Work required |
Write the data out again exactly, with no pictures.
====================
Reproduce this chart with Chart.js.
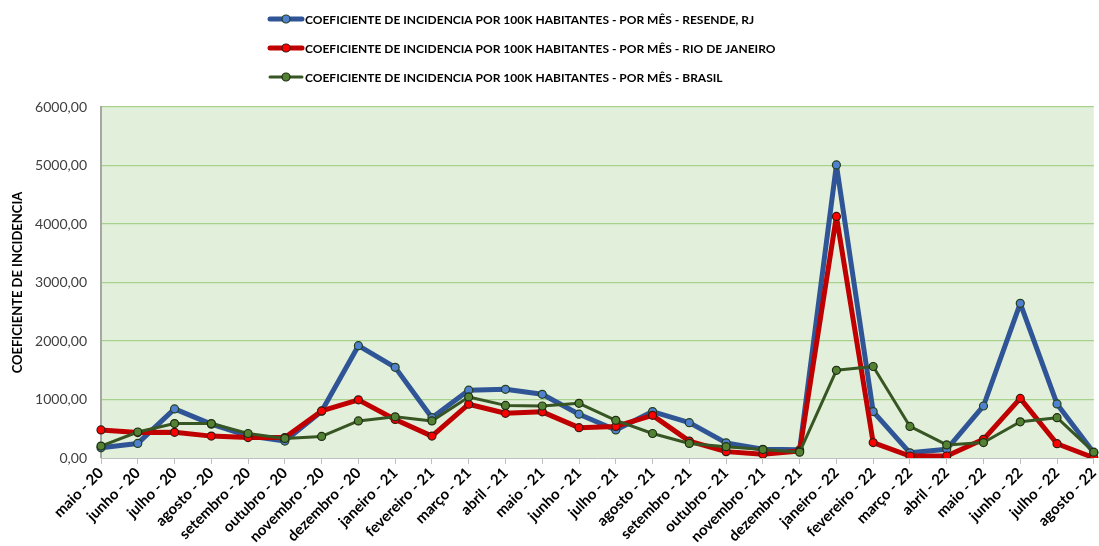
<!DOCTYPE html>
<html>
<head>
<meta charset="utf-8">
<script src="https://cdn.jsdelivr.net/npm/chart.js@4"></script>
<style>
  html, body { margin: 0; padding: 0; background: #fff; }
  #wrap { width: 1099px; height: 546px; position: relative; }
</style>
</head>
<body>
<div id="wrap"><canvas id="incidenceChart"></canvas></div>
<script>
const months = ["maio - 20", "junho - 20", "julho - 20", "agosto - 20", "setembro - 20", "outubro - 20",
    "novembro - 20", "dezembro - 20", "janeiro - 21", "fevereiro - 21", "março - 21", "abril - 21",
    "maio - 21", "junho - 21", "julho - 21", "agosto - 21", "setembro - 21", "outubro - 21",
    "novembro - 21", "dezembro - 21", "janeiro - 22", "fevereiro - 22", "março - 22", "abril - 22",
    "maio - 22", "junho - 22", "julho - 22", "agosto - 22"];

const resende = [175, 250, 840, 580, 380, 290, 800, 1920, 1550, 690, 1160, 1175, 1090, 750,
    480, 795, 605, 260, 150, 140, 5010, 795, 90, 150, 890, 2645, 925, 90];
const rioDeJaneiro = [480, 435, 440, 375, 350, 350, 805, 995, 660, 375, 920, 765, 790, 520,
    540, 730, 290, 110, 65, 120, 4130, 265, 35, 35, 320, 1020, 245, 5];
const brasil = [205, 445, 590, 590, 420, 335, 370, 635, 705, 635, 1045, 900, 890, 935,
    645, 420, 250, 195, 145, 100, 1500, 1565, 540, 225, 265, 620, 690, 100];

const yTicks = [0, 1000, 2000, 3000, 4000, 5000, 6000];

const seriesNames = [
    "COEFICIENTE DE INCIDENCIA POR 100K HABITANTES - POR MÊS - RESENDE, RJ",
    "COEFICIENTE DE INCIDENCIA POR 100K HABITANTES - POR MÊS - RIO DE JANEIRO",
    "COEFICIENTE DE INCIDENCIA POR 100K HABITANTES - POR MÊS - BRASIL"
];

const FONT = "Lato, 'Liberation Sans', sans-serif";

// plot area background (light green like the excel sheet)
const plotBackground = {
    id: "plotBackground",
    beforeDraw(chart) {
        const { ctx, chartArea: a } = chart;
        ctx.save();
        ctx.fillStyle = "#e2efda";
        ctx.fillRect(a.left, a.top, a.right - a.left, a.bottom - a.top);
        ctx.restore();
    }
};

// legend stacked one per row, left aligned
const stackedLegend = {
    id: "stackedLegend",
    afterDraw(chart) {
        const ctx = chart.ctx;
        const rows = [19, 48, 77];
        ctx.save();
        chart.data.datasets.forEach((ds, i) => {
            const y = rows[i];
            ctx.strokeStyle = ds.borderColor;
            ctx.lineWidth = ds.borderWidth;
            ctx.lineCap = "round";
            ctx.beginPath();
            ctx.moveTo(270, y);
            ctx.lineTo(302, y);
            ctx.stroke();
            ctx.beginPath();
            ctx.arc(286, y, 4, 0, Math.PI * 2);
            ctx.fillStyle = ds.pointBackgroundColor;
            ctx.fill();
            ctx.lineWidth = 1.2;
            ctx.strokeStyle = ds.pointBorderColor;
            ctx.stroke();
            ctx.fillStyle = "#000";
            ctx.font = "bold 12px " + FONT;
            ctx.textBaseline = "middle";
            ctx.fillText(ds.label, 305, y + 1);
        });
        ctx.restore();
    }
};

const lineCommon = { borderJoinStyle: "round", borderCapStyle: "round", pointRadius: 4, pointBorderWidth: 1.2 };

new Chart(document.getElementById("incidenceChart").getContext("2d"), {
    type: "line",
    data: {
        labels: months,
        datasets: [
            Object.assign({
                label: seriesNames[0],
                data: resende,
                borderColor: "#2f5597",
                borderWidth: 5,
                pointBackgroundColor: "#4f81d0",
                pointBorderColor: "#25401a",
                order: 2
            }, lineCommon),
            Object.assign({
                label: seriesNames[1],
                data: rioDeJaneiro,
                borderColor: "#c00000",
                borderWidth: 5,
                pointBackgroundColor: "#ff0000",
                pointBorderColor: "#3a1a10",
                order: 1
            }, lineCommon),
            Object.assign({
                label: seriesNames[2],
                data: brasil,
                borderColor: "#375623",
                borderWidth: 3,
                pointBackgroundColor: "#548235",
                pointBorderColor: "#1e2e12",
                order: 0
            }, lineCommon)
        ]
    },
    options: {
        responsive: true,
        maintainAspectRatio: false,
        animation: false,
        layout: { padding: { top: 107, right: 0, left: 0, bottom: 0 } },
        plugins: {
            legend: { display: false },
            tooltip: { enabled: false }
        },
        scales: {
            x: {
                offset: false,
                afterFit(scale) {
                    scale.paddingRight = 0;
                },
                grid: {
                    display: true,
                    drawOnChartArea: false,
                    drawTicks: true,
                    tickLength: 6,
                    color: "#bfbfbf"
                },
                border: { color: "#bfbfbf", width: 1 },
                ticks: {
                    autoSkip: false,
                    maxRotation: 45,
                    minRotation: 45,
                    color: "#000",
                    padding: 0,
                    font: { family: FONT, size: 15, weight: "bold" }
                }
            },
            y: {
                min: 0,
                max: 6000,
                afterBuildTicks(scale) {
                    scale.ticks = yTicks.map(v => ({ value: v }));
                },
                afterFit(scale) {
                    scale.width = 101;
                },
                grid: {
                    color: (c) => c.tick && c.tick.value === 0 ? "rgba(0,0,0,0)" : "#a9d18e",
                    lineWidth: 1.3,
                    drawTicks: false
                },
                border: { color: "#a6a6a6", width: 2 },
                ticks: {
                    color: "#404040",
                    padding: 14,
                    font: { family: FONT, size: 14 },
                    callback: (v) => v.toFixed(2).replace(".", ",")
                },
                title: {
                    display: true,
                    text: "COEFICIENTE DE INCIDENCIA",
                    color: "#000",
                    padding: { top: 10, bottom: 4 },
                    font: { family: FONT, size: 13, weight: "bold" }
                }
            }
        }
    },
    plugins: [plotBackground, stackedLegend]
});
</script>
</body>
</html>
====================
Answer |
Reproduce this chart with Chart.js.
<!DOCTYPE html>
<html>
<head>
<meta charset="utf-8">
<script src="https://cdn.jsdelivr.net/npm/chart.js@4"></script>
<style>
  html, body { margin: 0; padding: 0; background: #fff; }
  #wrap { width: 1099px; height: 546px; position: relative; }
</style>
</head>
<body>
<div id="wrap"><canvas id="incidenceChart"></canvas></div>
<script>
const months = ["maio - 20", "junho - 20", "julho - 20", "agosto - 20", "setembro - 20", "outubro - 20",
    "novembro - 20", "dezembro - 20", "janeiro - 21", "fevereiro - 21", "março - 21", "abril - 21",
    "maio - 21", "junho - 21", "julho - 21", "agosto - 21", "setembro - 21", "outubro - 21",
    "novembro - 21", "dezembro - 21", "janeiro - 22", "fevereiro - 22", "março - 22", "abril - 22",
    "maio - 22", "junho - 22", "julho - 22", "agosto - 22"];

const resende = [175, 250, 840, 580, 380, 290, 800, 1920, 1550, 690, 1160, 1175, 1090, 750,
    480, 795, 605, 260, 150, 140, 5010, 795, 90, 150, 890, 2645, 925, 90];
const rioDeJaneiro = [480, 435, 440, 375, 350, 350, 805, 995, 660, 375, 920, 765, 790, 520,
    540, 730, 290, 110, 65, 120, 4130, 265, 35, 35, 320, 1020, 245, 5];
const brasil = [205, 445, 590, 590, 420, 335, 370, 635, 705, 635, 1045, 900, 890, 935,
    645, 420, 250, 195, 145, 100, 1500, 1565, 540, 225, 265, 620, 690, 100];

const yTicks = [0, 1000, 2000, 3000, 4000, 5000, 6000];

const seriesNames = [
    "COEFICIENTE DE INCIDENCIA POR 100K HABITANTES - POR MÊS - RESENDE, RJ",
    "COEFICIENTE DE INCIDENCIA POR 100K HABITANTES - POR MÊS - RIO DE JANEIRO",
    "COEFICIENTE DE INCIDENCIA POR 100K HABITANTES - POR MÊS - BRASIL"
];

const FONT = "Lato, 'Liberation Sans', sans-serif";

// plot area background (light green like the excel sheet)
const plotBackground = {
    id: "plotBackground",
    beforeDraw(chart) {
        const { ctx, chartArea: a } = chart;
        ctx.save();
        ctx.fillStyle = "#e2efda";
        ctx.fillRect(a.left, a.top, a.right - a.left, a.bottom - a.top);
        ctx.restore();
    }
};

// legend stacked one per row, left aligned
const stackedLegend = {
    id: "stackedLegend",
    afterDraw(chart) {
        const ctx = chart.ctx;
        const rows = [19, 48, 77];
        ctx.save();
        chart.data.datasets.forEach((ds, i) => {
            const y = rows[i];
            ctx.strokeStyle = ds.borderColor;
            ctx.lineWidth = ds.borderWidth;
            ctx.lineCap = "round";
            ctx.beginPath();
            ctx.moveTo(270, y);
            ctx.lineTo(302, y);
            ctx.stroke();
            ctx.beginPath();
            ctx.arc(286, y, 4, 0, Math.PI * 2);
            ctx.fillStyle = ds.pointBackgroundColor;
            ctx.fill();
            ctx.lineWidth = 1.2;
            ctx.strokeStyle = ds.pointBorderColor;
            ctx.stroke();
            ctx.fillStyle = "#000";
            ctx.font = "bold 12px " + FONT;
            ctx.textBaseline = "middle";
            ctx.fillText(ds.label, 305, y + 1);
        });
        ctx.restore();
    }
};

const lineCommon = { borderJoinStyle: "round", borderCapStyle: "round", pointRadius: 4, pointBorderWidth: 1.2 };

new Chart(document.getElementById("incidenceChart").getContext("2d"), {
    type: "line",
    data: {
        labels: months,
        datasets: [
            Object.assign({
                label: seriesNames[0],
                data: resende,
                borderColor: "#2f5597",
                borderWidth: 5,
                pointBackgroundColor: "#4f81d0",
                pointBorderColor: "#25401a",
                order: 2
            }, lineCommon),
            Object.assign({
                label: seriesNames[1],
                data: rioDeJaneiro,
                borderColor: "#c00000",
                borderWidth: 5,
                pointBackgroundColor: "#ff0000",
                pointBorderColor: "#3a1a10",
                order: 1
            }, lineCommon),
            Object.assign({
                label: seriesNames[2],
                data: brasil,
                borderColor: "#375623",
                borderWidth: 3,
                pointBackgroundColor: "#548235",
                pointBorderColor: "#1e2e12",
                order: 0
            }, lineCommon)
        ]
    },
    options: {
        responsive: true,
        maintainAspectRatio: false,
        animation: false,
        layout: { padding: { top: 107, right: 0, left: 0, bottom: 0 } },
        plugins: {
            legend: { display: false },
            tooltip: { enabled: false }
        },
        scales: {
            x: {
                offset: false,
                afterFit(scale) {
                    scale.paddingRight = 0;
                },
                grid: {
                    display: true,
                    drawOnChartArea: false,
                    drawTicks: true,
                    tickLength: 6,
                    color: "#bfbfbf"
                },
                border: { color: "#bfbfbf", width: 1 },
                ticks: {
                    autoSkip: false,
                    maxRotation: 45,
                    minRotation: 45,
                    color: "#000",
                    padding: 0,
                    font: { family: FONT, size: 15, weight: "bold" }
                }
            },
            y: {
                min: 0,
                max: 6000,
                afterBuildTicks(scale) {
                    scale.ticks = yTicks.map(v => ({ value: v }));
                },
                afterFit(scale) {
                    scale.width = 101;
                },
                grid: {
                    color: (c) => c.tick && c.tick.value === 0 ? "rgba(0,0,0,0)" : "#a9d18e",
                    lineWidth: 1.3,
                    drawTicks: false
                },
                border: { color: "#a6a6a6", width: 2 },
                ticks: {
                    color: "#404040",
                    padding: 14,
                    font: { family: FONT, size: 14 },
                    callback: (v) => v.toFixed(2).replace(".", ",")
                },
                title: {
                    display: true,
                    text: "COEFICIENTE DE INCIDENCIA",
                    color: "#000",
                    padding: { top: 10, bottom: 4 },
                    font: { family: FONT, size: 13, weight: "bold" }
                }
            }
        }
    },
    plugins: [plotBackground, stackedLegend]
});
</script>
</body>
</html>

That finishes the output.